Code that draws figures:
·····

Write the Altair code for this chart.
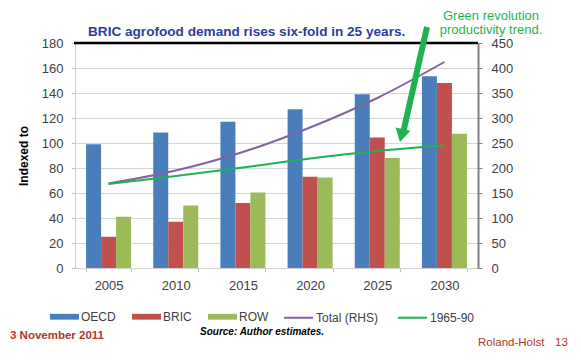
import altair as alt
import pandas as pd

# ---------------- data ----------------
years = ["2005", "2010", "2015", "2020", "2025", "2030"]
bar_series = ["OECD", "BRIC", "ROW"]
oecd = [99, 108.5, 117, 127, 139, 153.5]
bric = [25, 37, 52, 73, 104.5, 148]
row = [41, 50, 60.5, 72.5, 88, 107.5]

line_series = ["Total (RHS)", "1965-90"]
total_rhs = [169, 195, 232, 281, 340, 412]
trend_1965_90 = [168, 184, 201, 219, 234, 245]

left_ticks = list(range(0, 181, 20))
right_ticks = list(range(0, 451, 50))

bar_colors = ["#4A7EBB", "#C0504D", "#9BBB59"]
line_colors = ["#8064A2", "#1FB251"]

title_text = "BRIC agrofood demand rises six-fold in 25 years."
note_lines = ["Green revolution", "productivity trend."]

# ---------------- tables ----------------
bars_df = pd.DataFrame(
    [{"year": y, "series": s, "value": v}
     for s, vals in zip(bar_series, [oecd, bric, row])
     for y, v in zip(years, vals)]
)
lines_df = pd.DataFrame(
    [{"year": y, "series": s, "value": v}
     for s, vals in zip(line_series, [total_rhs, trend_1965_90])
     for y, v in zip(years, vals)]
)

FONT = "Liberation Sans"
GRAY = "#404040"
GREEN = "#1FB251"
RED = "#B0372B"

x_enc = alt.X(
    "year:N", sort=years, title=None,
    scale=alt.Scale(paddingInner=0.33, paddingOuter=0.165),
    axis=alt.Axis(labelAngle=0, tickBand="extent", tickSize=4, tickColor="#BFBFBF",
                  domainColor="#D0D0D0", labelPadding=7, labelFontSize=13,
                  labelColor=GRAY, labelFont=FONT, grid=False),
)

bars = alt.Chart(bars_df).mark_bar().encode(
    x=x_enc,
    xOffset=alt.XOffset("series:N", sort=bar_series),
    y=alt.Y("value:Q", scale=alt.Scale(domain=[0, 180]),
            axis=alt.Axis(values=left_ticks, title="Indexed to", titleFontWeight="bold",
                          titleFontSize=12, titleFont=FONT, titleColor="#000000",
                          titlePadding=11,
                          grid=True, gridColor="#D6D6D6", tickSize=4, tickColor="#BFBFBF",
                          domainColor="#D0D0D0", labelPadding=8, labelFontSize=13,
                          labelColor=GRAY, labelFont=FONT)),
    fill=alt.Fill("series:N", sort=bar_series,
                  scale=alt.Scale(domain=bar_series, range=bar_colors),
                  legend=alt.Legend(title=None, orient="none", legendX=-25, legendY=259,
                                    direction="horizontal",
                                    symbolType="M-1,-0.2H1V0.2H-1Z", symbolSize=841,
                                    symbolStrokeWidth=0, labelFontSize=12, labelFont=FONT,
                                    labelColor=GRAY, labelOffset=2, columnPadding=16,
                                    padding=0)),
)

lines = alt.Chart(lines_df).mark_line(strokeWidth=2, interpolate="monotone").encode(
    x=x_enc,
    y=alt.Y("value:Q", scale=alt.Scale(domain=[0, 450]),
            axis=alt.Axis(orient="right", values=right_ticks, title=None, grid=False,
                          tickSize=4, tickColor="#808080", domainColor="#808080",
                          domainWidth=2, labelPadding=9, labelFontSize=13,
                          labelColor=GRAY, labelFont=FONT)),
    stroke=alt.Stroke("series:N", sort=line_series,
                      scale=alt.Scale(domain=line_series, range=line_colors),
                      legend=alt.Legend(title=None, orient="none", legendX=208, legendY=259,
                                        direction="horizontal",
                                        symbolType="M-1,0H1", symbolSize=841,
                                        symbolStrokeWidth=2, labelFontSize=12, labelFont=FONT,
                                        labelColor=GRAY, labelOffset=2, columnPadding=15,
                                        padding=0)),
)

def one():
    return pd.DataFrame({"k": [0]})

def label(text, x, y, size, color, weight="normal", style="normal", align="left"):
    return alt.Chart(pd.DataFrame({"t": [text]})).mark_text(
        font=FONT, fontSize=size, color=color, fontWeight=weight, fontStyle=style,
        align=align, baseline="alphabetic",
    ).encode(x=alt.value(x), y=alt.value(y), text="t:N")

top_border = alt.Chart(one()).mark_rule(color="#000000", strokeWidth=2.5).encode(
    x=alt.value(-1), x2=alt.value(403), y=alt.value(0))

arrow_shaft = alt.Chart(one()).mark_rule(color=GREEN, strokeWidth=6, strokeCap="butt").encode(
    x=alt.value(352), y=alt.value(-16), x2=alt.value(328.5), y2=alt.value(88))
arrow_head = alt.Chart(one()).mark_point(shape="triangle-down", filled=True, size=230,
                                         angle=13, color=GREEN, opacity=1).encode(
    x=alt.value(326.5), y=alt.value(92.5))

title = label(title_text, 13, -7, 13.6, "#2E3D9C", weight="bold")
note1 = label(note_lines[0], 416, -23.5, 13, GREEN, align="center")
note2 = label(note_lines[1], 416, -9, 13, GREEN, align="center")
date = label("3 November 2011", -65, 296, 11.5, RED, weight="bold")
source = label("Source: Author estimates.", 125, 292, 10, "#000000", weight="bold", style="italic")
author = label("Roland-Holst", 403, 303, 11.5, RED)
page = label("13", 480, 303, 11.5, RED)

chart = alt.layer(
    bars, lines, top_border, arrow_shaft, arrow_head,
    title, note1, note2, date, source, author, page,
).resolve_scale(y="independent").properties(
    width=403, height=225,
    autosize=alt.AutoSizeParams(type="none"),
    padding={"left": 67, "top": 35, "right": 95, "bottom": 84},
).configure_view(stroke=None).configure(background="#FFFFFF")

chart.save("out.html", embed_options={"renderer": "svg", "actions": False})
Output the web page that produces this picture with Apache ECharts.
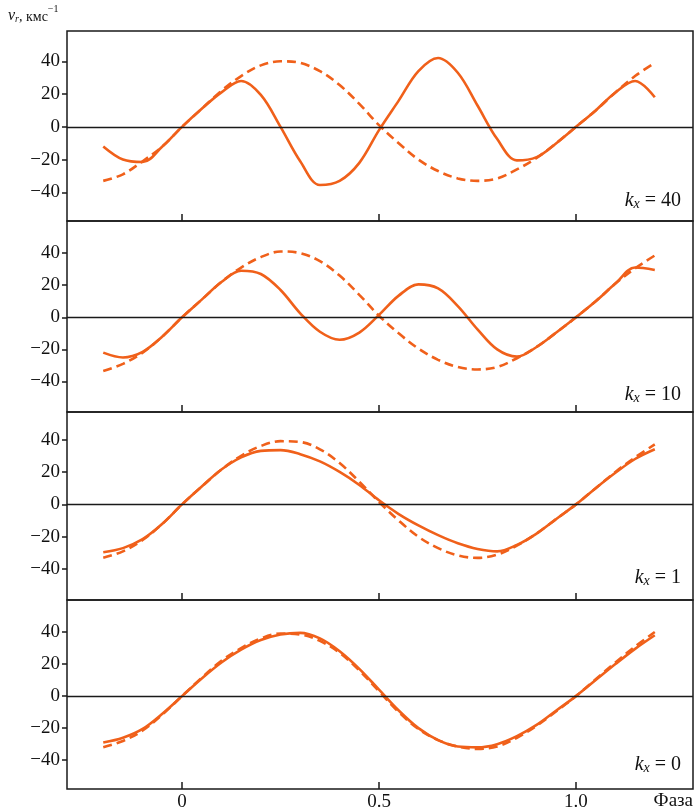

·····

**EXERCISE BRIEF**
Without the pictures, write out all of the material exactly.

**EXERCISE RESULT**
Write the Altair code for this chart.
import altair as alt
import pandas as pd

# ---------------- data ----------------
years = ["2005", "2010", "2015", "2020", "2025", "2030"]
bar_series = ["OECD", "BRIC", "ROW"]
oecd = [99, 108.5, 117, 127, 139, 153.5]
bric = [25, 37, 52, 73, 104.5, 148]
row = [41, 50, 60.5, 72.5, 88, 107.5]

line_series = ["Total (RHS)", "1965-90"]
total_rhs = [169, 195, 232, 281, 340, 412]
trend_1965_90 = [168, 184, 201, 219, 234, 245]

left_ticks = list(range(0, 181, 20))
right_ticks = list(range(0, 451, 50))

bar_colors = ["#4A7EBB", "#C0504D", "#9BBB59"]
line_colors = ["#8064A2", "#1FB251"]

title_text = "BRIC agrofood demand rises six-fold in 25 years."
note_lines = ["Green revolution", "productivity trend."]

# ---------------- tables ----------------
bars_df = pd.DataFrame(
    [{"year": y, "series": s, "value": v}
     for s, vals in zip(bar_series, [oecd, bric, row])
     for y, v in zip(years, vals)]
)
lines_df = pd.DataFrame(
    [{"year": y, "series": s, "value": v}
     for s, vals in zip(line_series, [total_rhs, trend_1965_90])
     for y, v in zip(years, vals)]
)

FONT = "Liberation Sans"
GRAY = "#404040"
GREEN = "#1FB251"
RED = "#B0372B"

x_enc = alt.X(
    "year:N", sort=years, title=None,
    scale=alt.Scale(paddingInner=0.33, paddingOuter=0.165),
    axis=alt.Axis(labelAngle=0, tickBand="extent", tickSize=4, tickColor="#BFBFBF",
                  domainColor="#D0D0D0", labelPadding=7, labelFontSize=13,
                  labelColor=GRAY, labelFont=FONT, grid=False),
)

bars = alt.Chart(bars_df).mark_bar().encode(
    x=x_enc,
    xOffset=alt.XOffset("series:N", sort=bar_series),
    y=alt.Y("value:Q", scale=alt.Scale(domain=[0, 180]),
            axis=alt.Axis(values=left_ticks, title="Indexed to", titleFontWeight="bold",
                          titleFontSize=12, titleFont=FONT, titleColor="#000000",
                          titlePadding=11,
                          grid=True, gridColor="#D6D6D6", tickSize=4, tickColor="#BFBFBF",
                          domainColor="#D0D0D0", labelPadding=8, labelFontSize=13,
                          labelColor=GRAY, labelFont=FONT)),
    fill=alt.Fill("series:N", sort=bar_series,
                  scale=alt.Scale(domain=bar_series, range=bar_colors),
                  legend=alt.Legend(title=None, orient="none", legendX=-25, legendY=259,
                                    direction="horizontal",
                                    symbolType="M-1,-0.2H1V0.2H-1Z", symbolSize=841,
                                    symbolStrokeWidth=0, labelFontSize=12, labelFont=FONT,
                                    labelColor=GRAY, labelOffset=2, columnPadding=16,
                                    padding=0)),
)

lines = alt.Chart(lines_df).mark_line(strokeWidth=2, interpolate="monotone").encode(
    x=x_enc,
    y=alt.Y("value:Q", scale=alt.Scale(domain=[0, 450]),
            axis=alt.Axis(orient="right", values=right_ticks, title=None, grid=False,
                          tickSize=4, tickColor="#808080", domainColor="#808080",
                          domainWidth=2, labelPadding=9, labelFontSize=13,
                          labelColor=GRAY, labelFont=FONT)),
    stroke=alt.Stroke("series:N", sort=line_series,
                      scale=alt.Scale(domain=line_series, range=line_colors),
                      legend=alt.Legend(title=None, orient="none", legendX=208, legendY=259,
                                        direction="horizontal",
                                        symbolType="M-1,0H1", symbolSize=841,
                                        symbolStrokeWidth=2, labelFontSize=12, labelFont=FONT,
                                        labelColor=GRAY, labelOffset=2, columnPadding=15,
                                        padding=0)),
)

def one():
    return pd.DataFrame({"k": [0]})

def label(text, x, y, size, color, weight="normal", style="normal", align="left"):
    return alt.Chart(pd.DataFrame({"t": [text]})).mark_text(
        font=FONT, fontSize=size, color=color, fontWeight=weight, fontStyle=style,
        align=align, baseline="alphabetic",
    ).encode(x=alt.value(x), y=alt.value(y), text="t:N")

top_border = alt.Chart(one()).mark_rule(color="#000000", strokeWidth=2.5).encode(
    x=alt.value(-1), x2=alt.value(403), y=alt.value(0))

arrow_shaft = alt.Chart(one()).mark_rule(color=GREEN, strokeWidth=6, strokeCap="butt").encode(
    x=alt.value(352), y=alt.value(-16), x2=alt.value(328.5), y2=alt.value(88))
arrow_head = alt.Chart(one()).mark_point(shape="triangle-down", filled=True, size=230,
                                         angle=13, color=GREEN, opacity=1).encode(
    x=alt.value(326.5), y=alt.value(92.5))

title = label(title_text, 13, -7, 13.6, "#2E3D9C", weight="bold")
note1 = label(note_lines[0], 416, -23.5, 13, GREEN, align="center")
note2 = label(note_lines[1], 416, -9, 13, GREEN, align="center")
date = label("3 November 2011", -65, 296, 11.5, RED, weight="bold")
source = label("Source: Author estimates.", 125, 292, 10, "#000000", weight="bold", style="italic")
author = label("Roland-Holst", 403, 303, 11.5, RED)
page = label("13", 480, 303, 11.5, RED)

chart = alt.layer(
    bars, lines, top_border, arrow_shaft, arrow_head,
    title, note1, note2, date, source, author, page,
).resolve_scale(y="independent").properties(
    width=403, height=225,
    autosize=alt.AutoSizeParams(type="none"),
    padding={"left": 67, "top": 35, "right": 95, "bottom": 84},
).configure_view(stroke=None).configure(background="#FFFFFF")

chart.save("out.html", embed_options={"renderer": "svg", "actions": False})
Output the web page that produces this picture with Apache ECharts.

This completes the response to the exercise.